National government associations and legal scholars want U.S. Supreme Court to reject NC Republicans’ theory on elections

Published October 27, 2022

By Lynn Bonner

National associations representing cities, counties and mayors are asking the U.S. Supreme Court to reject North Carolina Republicans’ claim that legislatures should be the sole state authority setting rules for federal elections.  

In a friend of the court brief filed Wednesday in the case Moore vs. Harper, the local government associations said a decision in favor of North Carolina legislators would create a complicated two-tiered system of elections in some states, muck-up ballot counting, and undermine confidence in elections.  

A separate brief submitted Tuesday on behalf of seven local government law professors, including Rick Su at the University of North Carolina law school, argues that a decision endorsing Republicans’ position would “wreak havoc” on local election administration and lead to more federal court cases challenging local decisions.  

Likewise, a brief submitted Wednesday on behalf of the League of Women Voters of the United States says a decision in favor of Republicans would be a “devastating disruption to the electoral process on the ground, harming voters and election workers alike.” 

Republican lawmakers in North Carolina are asserting that the Constitution’s Elections Clause means legislatures can set rules for federal elections that state courts cannot review. The case grew from GOP legislators’ appeal of a state Supreme Court decision this year that election districts the legislature created were unconstitutional partisan gerrymanders.  

The state is holding congressional elections this year using a plan for districts that a trial court adopted. Republican legislators claim state courts should not dictate the look of congressional districts. Critics and legal scholars say this “independent state legislature theory” rests on a misreading of the Constitution.  

The Court has scheduled oral arguments in the case for Dec. 7. 

More than two dozen individuals and groups have weighed in through friend of the court briefs. Some support Republicans’ interpretation of the Constitution and say the North Carolina Supreme Court was out of step. Critics say endorsing the theory would undermine elections, deepen voter confusion and distrust, and result in federal courts being inundated with complaints over election administration.  

If the Court decides that legislatures can make rules for federal elections, it would mean that some states would have one set of rules for presidential, U.S. Senate, and congressional elections, and another set of rules for city, state, and local elections, according to the legal briefs.

The brief filed on behalf of the National Association of Counties, the National League of Cities, the U.S. Conference of Mayors, the International City/County Management Association, and the International Municipal Lawyer Association uses the North Carolina Board of Elections’ long list of rules as one of its examples, and says they would be invalid for federal elections. The elections board sets out rules on voting administration details.   

Legislatures could set rules for counting mail-in votes for federal offices that differ from rules for counting votes for other offices, the local governments’ brief says. For example, the Pennsylvania Supreme Court allowed mail-in ballots received within three days of election day in 2020 to be counted. If the Pennsylvania court couldn’t make that decision for federal races along with state and local races, local officials could face new obstacles to vote counting.  

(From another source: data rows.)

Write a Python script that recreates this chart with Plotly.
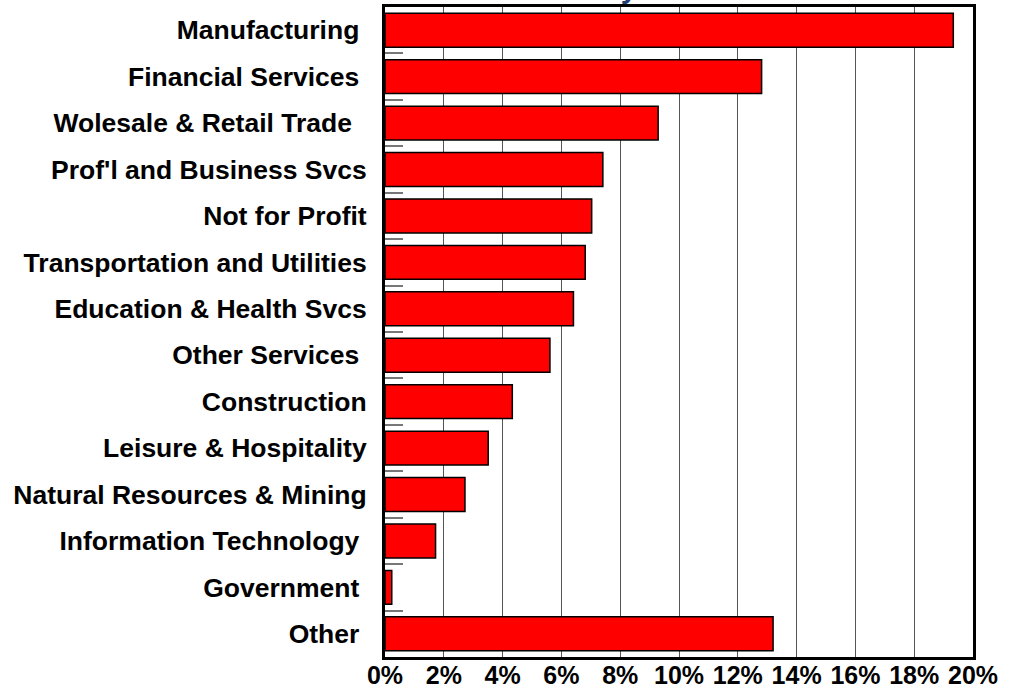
import plotly.graph_objects as go

# Share of total by industry (top to bottom)
industries = [
    "Manufacturing\u00a0",
    "Financial Services\u00a0",
    "Wolesale & Retail Trade\u00a0\u00a0",
    "Prof'l and Business Svcs",
    "Not for Profit",
    "Transportation and Utilities",
    "Education & Health Svcs",
    "Other Services\u00a0",
    "Construction",
    "Leisure & Hospitality",
    "Natural Resources & Mining",
    "Information Technology\u00a0",
    "Government\u00a0",
    "Other\u00a0",
]
shares = [0.1933, 0.1281, 0.0929, 0.0741, 0.0703, 0.0681, 0.0641,
          0.0561, 0.0433, 0.0351, 0.0272, 0.0172, 0.0023, 0.1320]

x_ticks = [0, 0.02, 0.04, 0.06, 0.08, 0.10, 0.12, 0.14, 0.16, 0.18, 0.20]
x_tick_labels = ["0%", "2%", "4%", "6%", "8%", "10%", "12%", "14%", "16%", "18%", "20%"]

title_text = "Sales Diversity"

fig = go.Figure(
    go.Bar(
        x=shares,
        y=industries,
        orientation="h",
        marker=dict(color="#FF0000", line=dict(color="#000000", width=1.5)),
        hoverinfo="x+y",
    )
)

label_font = dict(family="Liberation Sans, Arial, sans-serif", size=26.5,
                  color="#000000", weight="bold")

fig.update_layout(
    width=1018,
    height=692,
    margin=dict(l=385, r=45, t=7, b=35),
    paper_bgcolor="#FFFFFF",
    plot_bgcolor="#FFFFFF",
    bargap=0.27,
    showlegend=False,
    xaxis=dict(
        range=[0, 0.20],
        tickvals=x_ticks,
        ticktext=x_tick_labels,
        showgrid=True,
        gridcolor="#555555",
        gridwidth=1,
        zeroline=False,
        showline=True,
        linecolor="#000000",
        linewidth=3,
        mirror=True,
        ticks="",
        tickfont=dict(label_font, size=25),
        ticklabelstandoff=-6,
        automargin=False,
        fixedrange=True,
    ),
    yaxis=dict(
        categoryorder="array",
        categoryarray=industries,
        autorange="reversed",
        showgrid=False,
        zeroline=False,
        showline=True,
        linecolor="#000000",
        linewidth=3,
        mirror=True,
        ticks="inside",
        tickson="boundaries",
        ticklen=18,
        tickwidth=1.5,
        tickcolor="#777777",
        tickfont=label_font,
        ticklabelstandoff=10,
        automargin=False,
        fixedrange=True,
    ),
    annotations=[
        dict(
            text=title_text,
            xref="paper", yref="paper",
            x=(640 - 385) / 588, y=1 + 1 / 651,
            xanchor="right", yanchor="bottom",
            showarrow=False,
            font=dict(family="Liberation Sans, Arial, sans-serif", size=30,
                      color="#1F3F75", weight="bold"),
        )
    ],
)

fig.write_html("out.html")
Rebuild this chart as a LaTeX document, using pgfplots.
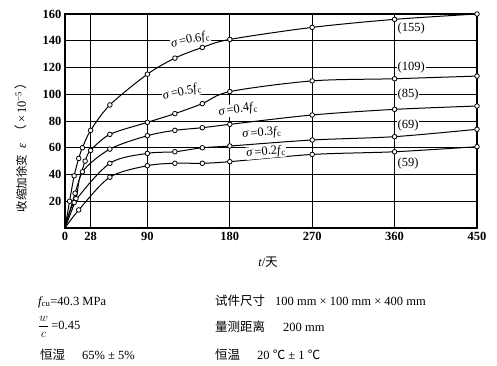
\documentclass[border=0pt]{standalone}
\usepackage{fontspec}
\setmainfont{Liberation Serif}
\newfontfamily\cjk{Noto Sans CJK SC}
\usepackage{pgfplots}
\pgfplotsset{compat=1.18}
\pgfplotstableread{
x y
0 0
5 20
10 39
15 52
19 60
28 73
49 92
90 115
120 127
150 135
180 141
270 150
360 156
450 160
}\sixtab
\pgfplotstableread{
x y
0 0
11 26
22 50
28 58
49 70
90 79
120 85.5
150 93
180 102
270 110
360 111.6
450 113.6
}\fivetab
\pgfplotstableread{
x y
0 0
12 22
19 42
49 59
90 69
120 73
150 75
180 77.5
270 84.5
360 88.7
450 91.2
}\fourtab
\pgfplotstableread{
x y
0 0
10 19
49 48.4
90 55.8
120 57
150 60
180 61.3
270 65.8
360 68.3
450 73.8
}\threetab
\pgfplotstableread{
x y
0 0
15 13.5
49 38
90 46.6
120 48.4
150 48.4
180 49.6
270 55
360 57
450 60.8
}\twotab
\pgfplotsset{curve/.style={black, line width=1pt, smooth, tension=0.5,
     mark=*, mark size=2.3pt, mark options={fill=white, line width=0.8pt}, mark phase=2}}
\begin{document}
\begin{tikzpicture}[font=\fontsize{12.5}{15}\selectfont]
\useasboundingbox (0pt,0pt) rectangle (497pt,365pt);
\begin{axis}[at={(65pt,137pt)}, anchor=south west, scale only axis,
  width=412pt, height=214pt,
  xmin=0, xmax=450, ymin=0, ymax=160,
  xtick={0,28,90,180,270,360,450},
  ytick={0,20,...,160},
  yticklabels={,20,40,60,80,100,120,140,160},
  grid=major, major grid style={black, line width=1pt},
  axis line style={line width=1.2pt},
  tick style={draw=none},
  /pgf/number format/assume math mode=true,
  xticklabel style={font=\fontsize{12.5}{15}\selectfont\bfseries, yshift=-1pt},
  yticklabel style={font=\fontsize{12.5}{15}\selectfont\bfseries},
  clip=false,
]
\addplot[curve] table {\sixtab};
\addplot[curve] table {\fivetab};
\addplot[curve] table {\fourtab};
\addplot[curve] table {\threetab};
\addplot[curve] table {\twotab};
\node[fill=white, inner sep=0.5pt, rotate=12] at (axis cs:137,140.5) {{\itshape σ}\,=0.6{\itshape f}\kern0.5pt\textsubscript{c}};
\node[fill=white, inner sep=0.5pt, rotate=13] at (axis cs:128,101.5) {{\itshape σ}\,=0.5{\itshape f}\kern0.5pt\textsubscript{c}};
\node[fill=white, inner sep=0.5pt, rotate=8] at (axis cs:189,88.5) {{\itshape σ}\,=0.4{\itshape f}\kern0.5pt\textsubscript{c}};
\node[fill=white, inner sep=0.5pt, rotate=5] at (axis cs:215,71) {{\itshape σ}\,=0.3{\itshape f}\kern0.5pt\textsubscript{c}};
\node[fill=white, inner sep=0.5pt, rotate=5] at (axis cs:219.5,56.8) {{\itshape σ}\,=0.2{\itshape f}\kern0.5pt\textsubscript{c}};
\node[fill=white, inner sep=1pt, anchor=west] at (axis cs:362,149.3) {(155)};
\node[fill=white, inner sep=1pt, anchor=west] at (axis cs:362,120) {(109)};
\node[fill=white, inner sep=1pt, anchor=west] at (axis cs:362,100) {(85)};
\node[fill=white, inner sep=1pt, anchor=west] at (axis cs:362,76.3) {(69)};
\node[fill=white, inner sep=1pt, anchor=west] at (axis cs:362,48.6) {(59)};
\end{axis}
\node[rotate=90] at (21pt,220.5pt) {{\cjk\fontsize{11.5}{14}\selectfont 收缩加徐变}\enspace{\itshape ε}\enspace{\cjk （}\,×\,10\textsuperscript{−5}\,{\cjk ）}};
\node at (268pt,103pt) {{\itshape t}/{\cjk 天}};
\node[anchor=base west, inner sep=0pt] at (38pt,60pt) {{\itshape f}\textsubscript{cu}=40.3 MPa};
\node[anchor=west, inner sep=0pt] at (38pt,38pt) {$\displaystyle\frac{w}{c}$\,=0.45};
\node[anchor=base west, inner sep=0pt] at (40pt,6pt) {\cjk 恒湿};
\node[anchor=base west, inner sep=0pt] at (82pt,6pt) {65\% ± 5\%};
\node[anchor=base west, inner sep=0pt] at (215pt,60pt) {\cjk 试件尺寸};
\node[anchor=base west, inner sep=0pt] at (275pt,60pt) {100 mm × 100 mm × 400 mm};
\node[anchor=base west, inner sep=0pt] at (215pt,34pt) {\cjk 量测距离};
\node[anchor=base west, inner sep=0pt] at (283pt,34pt) {200 mm};
\node[anchor=base west, inner sep=0pt] at (215pt,6pt) {\cjk 恒温};
\node[anchor=base west, inner sep=0pt] at (257pt,6pt) {20 {\cjk ℃} ± 1 {\cjk ℃}};
\end{tikzpicture}
\end{document}
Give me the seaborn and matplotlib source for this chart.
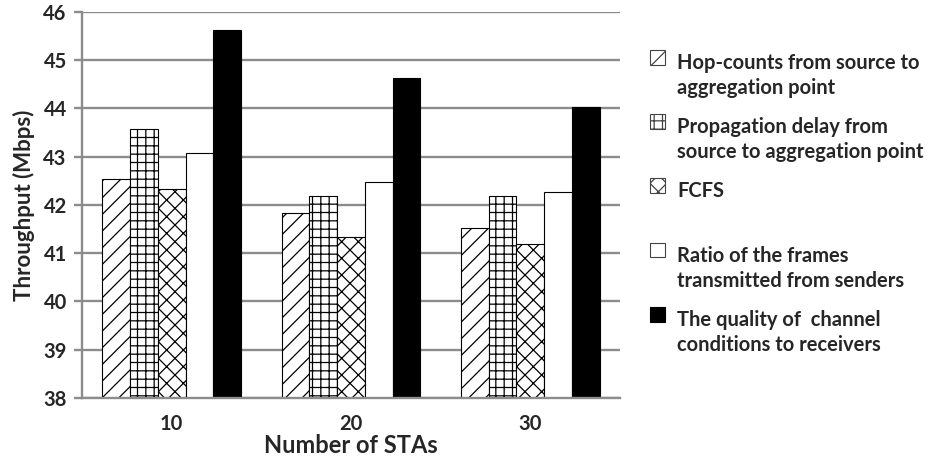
import pandas as pd
import numpy as np
import matplotlib.pyplot as plt
import seaborn as sns
from matplotlib.patches import Patch, Rectangle
from matplotlib.legend_handler import HandlerPatch

# Data
stas = ['10', '20', '30']
schemes = ['Hop-counts from source to\naggregation point',
           'Propagation delay from\nsource to aggregation point',
           'FCFS',
           'Ratio of the frames\ntransmitted from senders',
           'The quality of  channel\nconditions to receivers']
hop_counts = [42.54, 41.83, 41.53]
prop_delay = [43.57, 42.19, 42.19]
fcfs = [42.33, 41.34, 41.19]
frame_ratio = [43.07, 42.48, 42.26]
channel_quality = [45.62, 44.63, 44.02]

series = [hop_counts, prop_delay, fcfs, frame_ratio, channel_quality]
rows = []
for name, vals in zip(schemes, series):
    for s, v in zip(stas, vals):
        rows.append({'STAs': s, 'scheme': name, 'throughput': v})
df = pd.DataFrame(rows)

sns.set_style('white')
plt.rcParams['font.family'] = ['Lato', 'DejaVu Sans']
plt.rcParams['hatch.linewidth'] = 0.9

fig = plt.figure(figsize=(9.35, 4.67), dpi=100)
ax = fig.add_axes([0.0877, 0.1478, 0.5754, 0.8272])

sns.barplot(data=df, x='STAs', y='throughput', hue='scheme', order=stas,
            hue_order=schemes, width=0.775, ax=ax, legend=False,
            palette=['white'] * 5)

# Styles per series
faces = ['white', 'white', 'white', 'white', 'black']
hatches = ['//', '++', 'xx', '', '']
for cont, fc, h in zip(ax.containers, faces, hatches):
    for bar in cont:
        bar.set_facecolor(fc)
        bar.set_edgecolor('black')
        bar.set_linewidth(0.8)
        bar.set_hatch(h)

ax.set_ylim(38, 46)
ax.set_yticks(np.arange(38, 47, 1))
ax.yaxis.grid(True, color='#8c8c8c', linewidth=1.7)
ax.set_axisbelow(True)
for side in ['top', 'right']:
    ax.spines[side].set_visible(False)
for side in ['left', 'bottom']:
    ax.spines[side].set_color('#8c8c8c')
    ax.spines[side].set_linewidth(1.7)
ax.tick_params(axis='y', which='both', left=True, length=6, width=1.7,
               color='#8c8c8c', labelsize=14.5, pad=5)
ax.tick_params(axis='x', bottom=False, labelsize=14.5, pad=8)
for lab in ax.get_xticklabels() + ax.get_yticklabels():
    lab.set_fontweight('bold')

ax.set_xlabel('Number of STAs', fontsize=17, fontweight='bold', labelpad=0)
ax.set_ylabel('Throughput (Mbps)', fontsize=16, fontweight='bold', labelpad=6)

# legend: every entry gets a two-line slot, handle next to the first line
leg_size = 14.5
line_sp = 1.32


class TopHandler(HandlerPatch):
    def __init__(self, shift):
        super().__init__()
        self.shift = shift

    def create_artists(self, legend, orig_handle, xdescent, ydescent, width,
                       height, fontsize, trans):
        p = Rectangle((-xdescent, -ydescent + self.shift), width, height)
        self.update_prop(p, orig_handle, legend)
        p.set_transform(trans)
        return [p]


handles = [Patch(facecolor=fc, edgecolor='black' if fc == 'black' else '#444444',
                 hatch=h, linewidth=0.8)
           for fc, h in zip(faces, hatches)]
labels = [lab if '\n' in lab else lab + '\n' for lab in schemes]
shift2 = 0.72 * line_sp * leg_size
hmap = {hd: TopHandler(shift2) for hd in handles}
leg = fig.legend(handles, labels, loc='upper left', bbox_to_anchor=(0.695, 0.887),
                 frameon=False, prop={'size': leg_size, 'weight': 'bold'},
                 handlelength=0.75, handleheight=0.75, handletextpad=0.6,
                 labelspacing=0.95, borderpad=0, borderaxespad=0,
                 handler_map=hmap)
for t in leg.get_texts():
    t.set_linespacing(line_sp)

plt.savefig('out.png', dpi=100)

States could end up with two sets of ballots, different rules for recounts for federal versus state and local elections, and two sets of voting rules, the local governments’ brief says.  

The local government law professors’ brief contemplates elections officials in Tennessee being required to enforce a state law allowing people only five minutes to mark their ballots in federal races and having to set up different voting procedures for federal and state elections.  

The brief raises Pennsylvania as another example, where state courts have determined that a voter identification requirement legislators wanted violated the state constitution. Under the North Carolina Republicans’ theory, the Pennsylvania legislature could require voter ID for federal elections, while the IDs wouldn’t been needed for state and local elections. Any approach to navigating voter ID requirements would complicate elections, the brief says.  

Even if elections officials were able to separate elections into state, federal and local buckets, the results would be confusing for voters and elections officials, the League of Women Voters brief says.  

The voter confusion could extend to same-day registration requirements in some states, the League brief says, with poll workers left to explain why people would be able to vote in one set of races but not another.  

Adopting the independent state legislature theory could give voters in Montana and Maine the ability to use same-day registration in state and local elections, but not in federal elections. The opposite would be true in Delaware.  

States could end up with two sets of laws governing mail-in voting, voter registration requirements, and felony disenfranchisement, the League brief said.  

“A healthy democracy depends on trust in electoral outcomes and on voters’ faith in the integrity and fairness of our elections,” the brief says. “A decision adopting petitioners’ theory would undermine those values at a time when voters’ confidence in our institutions of government is particularly fragile. The Court should decline to abruptly overhaul the framework that has made our country one of the most successful democracies in the world.”